I walked my son into the dentist's office -- he was scared, but relieved that he didn't have to face his schoolmates that morning. The dentist started working his magic. Instead of staying right there by my son's side and holding his hand or encouraging him with my words, I fled for the reception area and worked furiously on my laptop. Shame on me!! I made arrangements for my husband to pick my son up from the dentist's office and drop him off at school so I could go straight to my office.
Yes, everything turned out okay -- my son's smile returned and I completed my preparation for the next day's hearing. But to this day (he's now a junior in high school), I regret not being able to set aside my work and stand beside my little boy during his trauma. No work is that important.
I'm a big fan of MORE and I enjoy your column. It's the first thing I read no matter what enticing things are advertised on the cover! Before I answer the question you posed in the December issue regarding handling balance in the past and today, I wanted to show you a photo from my vacation which was last week. My family took a cruise to Mexico. Here I am on the Serenity deck of the boat. I took the last several issues of MORE with me to re-read and savor again plus the December issue, of course.
I am 45 years old, married for 25 years with three children and am one of those crazy women still endeavoring to do it all. I juggle several jobs at the same time, and the question I get most is the same one people ask you: "how do you do it all?" I am honest with others that although I continue to carry all of these roles simultaneously, there are days I don't actually "get it all done". Some of it waits until the next day. The old me felt like a failure when that happened. The current me is more accepting of my limitations. A lot of things started getting better once I stopped compartmentalizing. In the past I tried so hard to keep everything separate. Preparing for one of my vocations, I was trained that keeping home life and work life separate was a cardinal rule. I tried so hard to keep home/work/marriage/relationships/faith in all of these separate boxes.
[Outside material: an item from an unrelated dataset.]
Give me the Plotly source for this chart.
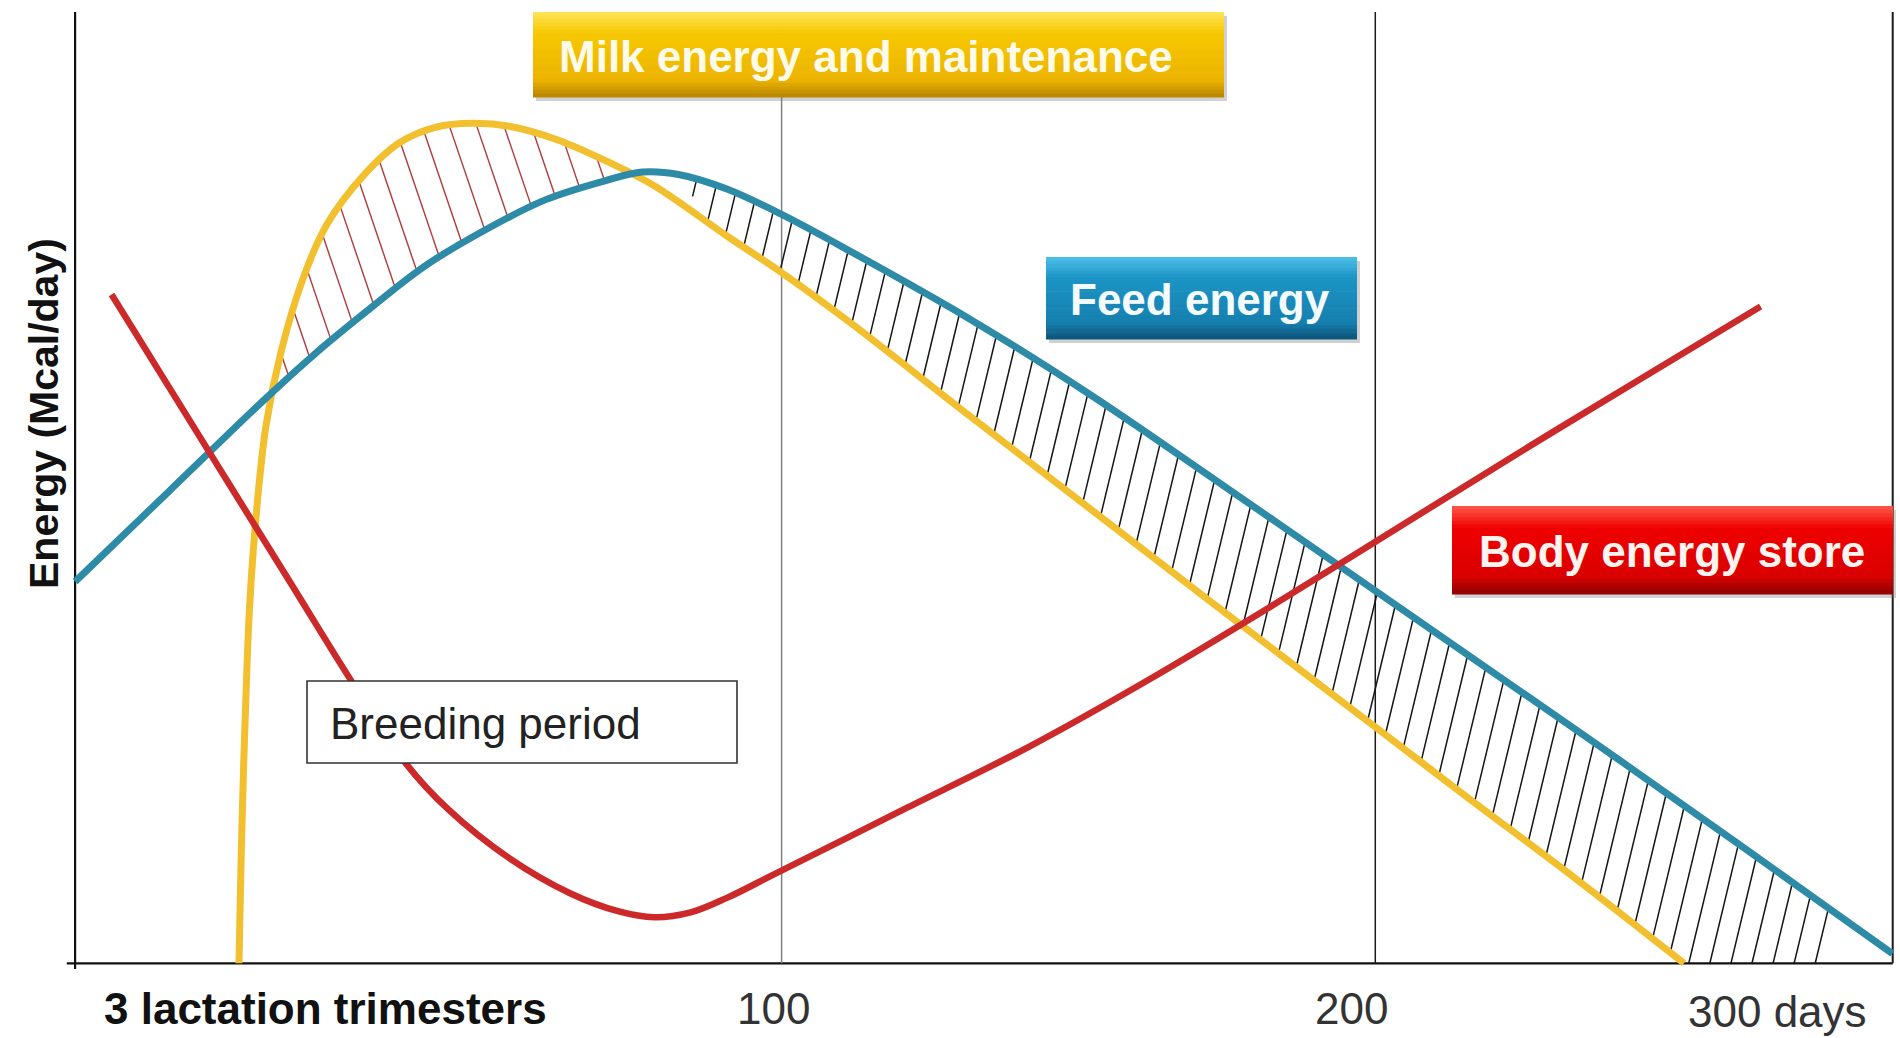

My heart longed to try to balance things differently but there were no role models around me at the time doing it any differently. In retrospect I realize what my heart was speaking to me was wisdom. I never really take any of these hats off. I am who I am - the total package. I don't stop being a mother just because I'm doing another one of my jobs. I am all of these things at the same time, and living with them integrated has worked much better. Although odd to some, this works for our family. I have found that a perfect balance is probably not realistic for me, but juggling well is.
--Deanna, Tampa, FL
I am writing to you directly because I did not wish to log on to the website to send a letter to the editor. While the MORE website is a great forum for more articles, I would prefer that a simple “letters” email address be provided in the magazine.